======== MATERIAL SHOWN
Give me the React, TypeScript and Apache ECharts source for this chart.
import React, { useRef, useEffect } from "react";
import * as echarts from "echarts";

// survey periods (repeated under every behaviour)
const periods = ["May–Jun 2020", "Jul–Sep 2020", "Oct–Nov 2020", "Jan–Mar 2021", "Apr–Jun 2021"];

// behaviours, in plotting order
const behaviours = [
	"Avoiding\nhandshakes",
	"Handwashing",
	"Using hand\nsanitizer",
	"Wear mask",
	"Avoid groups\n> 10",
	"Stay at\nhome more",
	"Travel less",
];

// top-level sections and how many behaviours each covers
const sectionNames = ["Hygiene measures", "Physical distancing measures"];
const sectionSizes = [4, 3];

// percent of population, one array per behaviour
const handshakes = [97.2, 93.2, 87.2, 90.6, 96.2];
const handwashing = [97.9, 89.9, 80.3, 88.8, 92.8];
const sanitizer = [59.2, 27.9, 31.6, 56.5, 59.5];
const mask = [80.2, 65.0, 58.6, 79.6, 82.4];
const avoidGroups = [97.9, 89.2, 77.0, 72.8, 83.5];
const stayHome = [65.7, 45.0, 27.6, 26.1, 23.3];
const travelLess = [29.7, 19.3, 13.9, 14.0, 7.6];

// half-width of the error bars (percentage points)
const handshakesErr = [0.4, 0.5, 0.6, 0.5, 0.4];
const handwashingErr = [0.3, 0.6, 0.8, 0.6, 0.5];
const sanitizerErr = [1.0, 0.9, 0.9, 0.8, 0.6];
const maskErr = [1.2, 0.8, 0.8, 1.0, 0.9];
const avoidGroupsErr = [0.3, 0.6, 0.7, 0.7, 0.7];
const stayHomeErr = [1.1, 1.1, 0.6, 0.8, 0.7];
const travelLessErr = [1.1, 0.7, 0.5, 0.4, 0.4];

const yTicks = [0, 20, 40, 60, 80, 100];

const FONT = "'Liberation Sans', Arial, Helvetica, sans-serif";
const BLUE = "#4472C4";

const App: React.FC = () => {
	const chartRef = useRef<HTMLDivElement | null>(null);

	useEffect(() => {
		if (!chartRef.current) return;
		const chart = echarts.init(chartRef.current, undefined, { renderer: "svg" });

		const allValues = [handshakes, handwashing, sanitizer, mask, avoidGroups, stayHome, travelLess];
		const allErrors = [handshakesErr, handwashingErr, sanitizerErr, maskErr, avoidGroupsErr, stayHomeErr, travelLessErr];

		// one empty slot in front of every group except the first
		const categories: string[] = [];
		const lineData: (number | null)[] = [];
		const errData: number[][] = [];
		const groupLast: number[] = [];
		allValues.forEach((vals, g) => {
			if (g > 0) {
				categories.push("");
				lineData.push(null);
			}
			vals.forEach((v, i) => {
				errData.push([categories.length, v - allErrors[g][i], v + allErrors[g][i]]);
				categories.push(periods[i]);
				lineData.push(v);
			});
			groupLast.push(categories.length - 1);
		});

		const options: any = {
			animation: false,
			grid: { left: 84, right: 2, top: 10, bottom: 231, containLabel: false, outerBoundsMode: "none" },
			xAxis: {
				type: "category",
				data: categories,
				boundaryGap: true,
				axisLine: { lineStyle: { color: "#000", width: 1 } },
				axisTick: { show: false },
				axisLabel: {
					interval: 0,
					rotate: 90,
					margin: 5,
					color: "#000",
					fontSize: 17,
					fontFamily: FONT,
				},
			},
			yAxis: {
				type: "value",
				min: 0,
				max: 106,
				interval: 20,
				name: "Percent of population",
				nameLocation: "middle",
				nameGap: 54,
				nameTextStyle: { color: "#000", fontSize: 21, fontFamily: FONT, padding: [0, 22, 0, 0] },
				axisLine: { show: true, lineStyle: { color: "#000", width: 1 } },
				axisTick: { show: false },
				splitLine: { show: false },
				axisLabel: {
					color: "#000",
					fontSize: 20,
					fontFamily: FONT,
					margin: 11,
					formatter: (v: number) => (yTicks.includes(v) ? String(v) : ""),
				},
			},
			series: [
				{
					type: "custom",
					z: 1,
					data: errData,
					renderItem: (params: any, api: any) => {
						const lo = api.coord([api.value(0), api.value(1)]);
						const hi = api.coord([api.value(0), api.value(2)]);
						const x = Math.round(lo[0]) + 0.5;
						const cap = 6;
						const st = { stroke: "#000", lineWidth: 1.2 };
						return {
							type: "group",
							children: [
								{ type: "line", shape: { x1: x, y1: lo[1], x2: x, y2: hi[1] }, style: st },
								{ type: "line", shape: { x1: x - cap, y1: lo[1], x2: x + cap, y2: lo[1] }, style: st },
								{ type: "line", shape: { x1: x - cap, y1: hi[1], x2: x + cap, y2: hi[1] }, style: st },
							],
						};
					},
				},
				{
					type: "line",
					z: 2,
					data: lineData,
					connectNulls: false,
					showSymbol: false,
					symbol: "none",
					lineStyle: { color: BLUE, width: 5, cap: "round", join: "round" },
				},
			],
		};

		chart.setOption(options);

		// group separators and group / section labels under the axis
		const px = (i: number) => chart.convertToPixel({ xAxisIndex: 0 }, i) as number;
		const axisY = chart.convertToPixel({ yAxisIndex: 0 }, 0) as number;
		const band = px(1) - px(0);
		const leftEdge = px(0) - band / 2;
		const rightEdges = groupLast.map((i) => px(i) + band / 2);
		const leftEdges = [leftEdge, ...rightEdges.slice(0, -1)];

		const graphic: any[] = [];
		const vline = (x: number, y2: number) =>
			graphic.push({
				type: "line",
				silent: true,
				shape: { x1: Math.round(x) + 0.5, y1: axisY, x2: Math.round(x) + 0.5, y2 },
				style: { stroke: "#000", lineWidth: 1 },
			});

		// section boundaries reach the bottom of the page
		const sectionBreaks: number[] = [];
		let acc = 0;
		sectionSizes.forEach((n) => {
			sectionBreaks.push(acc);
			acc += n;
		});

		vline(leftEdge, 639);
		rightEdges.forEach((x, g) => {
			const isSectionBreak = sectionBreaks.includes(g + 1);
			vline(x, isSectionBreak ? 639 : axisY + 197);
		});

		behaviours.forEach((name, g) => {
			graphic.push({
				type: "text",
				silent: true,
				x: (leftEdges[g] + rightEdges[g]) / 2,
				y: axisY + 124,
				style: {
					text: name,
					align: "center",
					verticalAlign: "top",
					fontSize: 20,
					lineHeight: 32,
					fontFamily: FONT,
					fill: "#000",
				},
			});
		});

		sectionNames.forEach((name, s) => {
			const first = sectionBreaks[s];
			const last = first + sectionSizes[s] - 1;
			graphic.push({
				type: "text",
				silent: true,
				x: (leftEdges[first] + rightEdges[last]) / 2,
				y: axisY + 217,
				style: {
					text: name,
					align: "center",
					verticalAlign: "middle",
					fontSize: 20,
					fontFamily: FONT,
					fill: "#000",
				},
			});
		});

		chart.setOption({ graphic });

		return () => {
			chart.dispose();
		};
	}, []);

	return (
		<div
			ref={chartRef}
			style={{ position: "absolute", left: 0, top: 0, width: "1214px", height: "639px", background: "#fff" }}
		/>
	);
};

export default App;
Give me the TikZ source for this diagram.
================
AIM OF THE EXERCISE: Here, the records must be output exactly and in full.

ANSWER:
Give me the React, TypeScript and Apache ECharts source for this chart.
import React, { useRef, useEffect } from "react";
import * as echarts from "echarts";

// survey periods (repeated under every behaviour)
const periods = ["May–Jun 2020", "Jul–Sep 2020", "Oct–Nov 2020", "Jan–Mar 2021", "Apr–Jun 2021"];

// behaviours, in plotting order
const behaviours = [
	"Avoiding\nhandshakes",
	"Handwashing",
	"Using hand\nsanitizer",
	"Wear mask",
	"Avoid groups\n> 10",
	"Stay at\nhome more",
	"Travel less",
];

// top-level sections and how many behaviours each covers
const sectionNames = ["Hygiene measures", "Physical distancing measures"];
const sectionSizes = [4, 3];

// percent of population, one array per behaviour
const handshakes = [97.2, 93.2, 87.2, 90.6, 96.2];
const handwashing = [97.9, 89.9, 80.3, 88.8, 92.8];
const sanitizer = [59.2, 27.9, 31.6, 56.5, 59.5];
const mask = [80.2, 65.0, 58.6, 79.6, 82.4];
const avoidGroups = [97.9, 89.2, 77.0, 72.8, 83.5];
const stayHome = [65.7, 45.0, 27.6, 26.1, 23.3];
const travelLess = [29.7, 19.3, 13.9, 14.0, 7.6];

// half-width of the error bars (percentage points)
const handshakesErr = [0.4, 0.5, 0.6, 0.5, 0.4];
const handwashingErr = [0.3, 0.6, 0.8, 0.6, 0.5];
const sanitizerErr = [1.0, 0.9, 0.9, 0.8, 0.6];
const maskErr = [1.2, 0.8, 0.8, 1.0, 0.9];
const avoidGroupsErr = [0.3, 0.6, 0.7, 0.7, 0.7];
const stayHomeErr = [1.1, 1.1, 0.6, 0.8, 0.7];
const travelLessErr = [1.1, 0.7, 0.5, 0.4, 0.4];

const yTicks = [0, 20, 40, 60, 80, 100];

const FONT = "'Liberation Sans', Arial, Helvetica, sans-serif";
const BLUE = "#4472C4";

const App: React.FC = () => {
	const chartRef = useRef<HTMLDivElement | null>(null);

	useEffect(() => {
		if (!chartRef.current) return;
		const chart = echarts.init(chartRef.current, undefined, { renderer: "svg" });

		const allValues = [handshakes, handwashing, sanitizer, mask, avoidGroups, stayHome, travelLess];
		const allErrors = [handshakesErr, handwashingErr, sanitizerErr, maskErr, avoidGroupsErr, stayHomeErr, travelLessErr];

		// one empty slot in front of every group except the first
		const categories: string[] = [];
		const lineData: (number | null)[] = [];
		const errData: number[][] = [];
		const groupLast: number[] = [];
		allValues.forEach((vals, g) => {
			if (g > 0) {
				categories.push("");
				lineData.push(null);
			}
			vals.forEach((v, i) => {
				errData.push([categories.length, v - allErrors[g][i], v + allErrors[g][i]]);
				categories.push(periods[i]);
				lineData.push(v);
			});
			groupLast.push(categories.length - 1);
		});

		const options: any = {
			animation: false,
			grid: { left: 84, right: 2, top: 10, bottom: 231, containLabel: false, outerBoundsMode: "none" },
			xAxis: {
				type: "category",
				data: categories,
				boundaryGap: true,
				axisLine: { lineStyle: { color: "#000", width: 1 } },
				axisTick: { show: false },
				axisLabel: {
					interval: 0,
					rotate: 90,
					margin: 5,
					color: "#000",
					fontSize: 17,
					fontFamily: FONT,
				},
			},
			yAxis: {
				type: "value",
				min: 0,
				max: 106,
				interval: 20,
				name: "Percent of population",
				nameLocation: "middle",
				nameGap: 54,
				nameTextStyle: { color: "#000", fontSize: 21, fontFamily: FONT, padding: [0, 22, 0, 0] },
				axisLine: { show: true, lineStyle: { color: "#000", width: 1 } },
				axisTick: { show: false },
				splitLine: { show: false },
				axisLabel: {
					color: "#000",
					fontSize: 20,
					fontFamily: FONT,
					margin: 11,
					formatter: (v: number) => (yTicks.includes(v) ? String(v) : ""),
				},
			},
			series: [
				{
					type: "custom",
					z: 1,
					data: errData,
					renderItem: (params: any, api: any) => {
						const lo = api.coord([api.value(0), api.value(1)]);
						const hi = api.coord([api.value(0), api.value(2)]);
						const x = Math.round(lo[0]) + 0.5;
						const cap = 6;
						const st = { stroke: "#000", lineWidth: 1.2 };
						return {
							type: "group",
							children: [
								{ type: "line", shape: { x1: x, y1: lo[1], x2: x, y2: hi[1] }, style: st },
								{ type: "line", shape: { x1: x - cap, y1: lo[1], x2: x + cap, y2: lo[1] }, style: st },
								{ type: "line", shape: { x1: x - cap, y1: hi[1], x2: x + cap, y2: hi[1] }, style: st },
							],
						};
					},
				},
				{
					type: "line",
					z: 2,
					data: lineData,
					connectNulls: false,
					showSymbol: false,
					symbol: "none",
					lineStyle: { color: BLUE, width: 5, cap: "round", join: "round" },
				},
			],
		};

		chart.setOption(options);

		// group separators and group / section labels under the axis
		const px = (i: number) => chart.convertToPixel({ xAxisIndex: 0 }, i) as number;
		const axisY = chart.convertToPixel({ yAxisIndex: 0 }, 0) as number;
		const band = px(1) - px(0);
		const leftEdge = px(0) - band / 2;
		const rightEdges = groupLast.map((i) => px(i) + band / 2);
		const leftEdges = [leftEdge, ...rightEdges.slice(0, -1)];

		const graphic: any[] = [];
		const vline = (x: number, y2: number) =>
			graphic.push({
				type: "line",
				silent: true,
				shape: { x1: Math.round(x) + 0.5, y1: axisY, x2: Math.round(x) + 0.5, y2 },
				style: { stroke: "#000", lineWidth: 1 },
			});

		// section boundaries reach the bottom of the page
		const sectionBreaks: number[] = [];
		let acc = 0;
		sectionSizes.forEach((n) => {
			sectionBreaks.push(acc);
			acc += n;
		});

		vline(leftEdge, 639);
		rightEdges.forEach((x, g) => {
			const isSectionBreak = sectionBreaks.includes(g + 1);
			vline(x, isSectionBreak ? 639 : axisY + 197);
		});

		behaviours.forEach((name, g) => {
			graphic.push({
				type: "text",
				silent: true,
				x: (leftEdges[g] + rightEdges[g]) / 2,
				y: axisY + 124,
				style: {
					text: name,
					align: "center",
					verticalAlign: "top",
					fontSize: 20,
					lineHeight: 32,
					fontFamily: FONT,
					fill: "#000",
				},
			});
		});

		sectionNames.forEach((name, s) => {
			const first = sectionBreaks[s];
			const last = first + sectionSizes[s] - 1;
			graphic.push({
				type: "text",
				silent: true,
				x: (leftEdges[first] + rightEdges[last]) / 2,
				y: axisY + 217,
				style: {
					text: name,
					align: "center",
					verticalAlign: "middle",
					fontSize: 20,
					fontFamily: FONT,
					fill: "#000",
				},
			});
		});

		chart.setOption({ graphic });

		return () => {
			chart.dispose();
		};
	}, []);

	return (
		<div
			ref={chartRef}
			style={{ position: "absolute", left: 0, top: 0, width: "1214px", height: "639px", background: "#fff" }}
		/>
	);
};

export default App;
Give me the TikZ source for this diagram.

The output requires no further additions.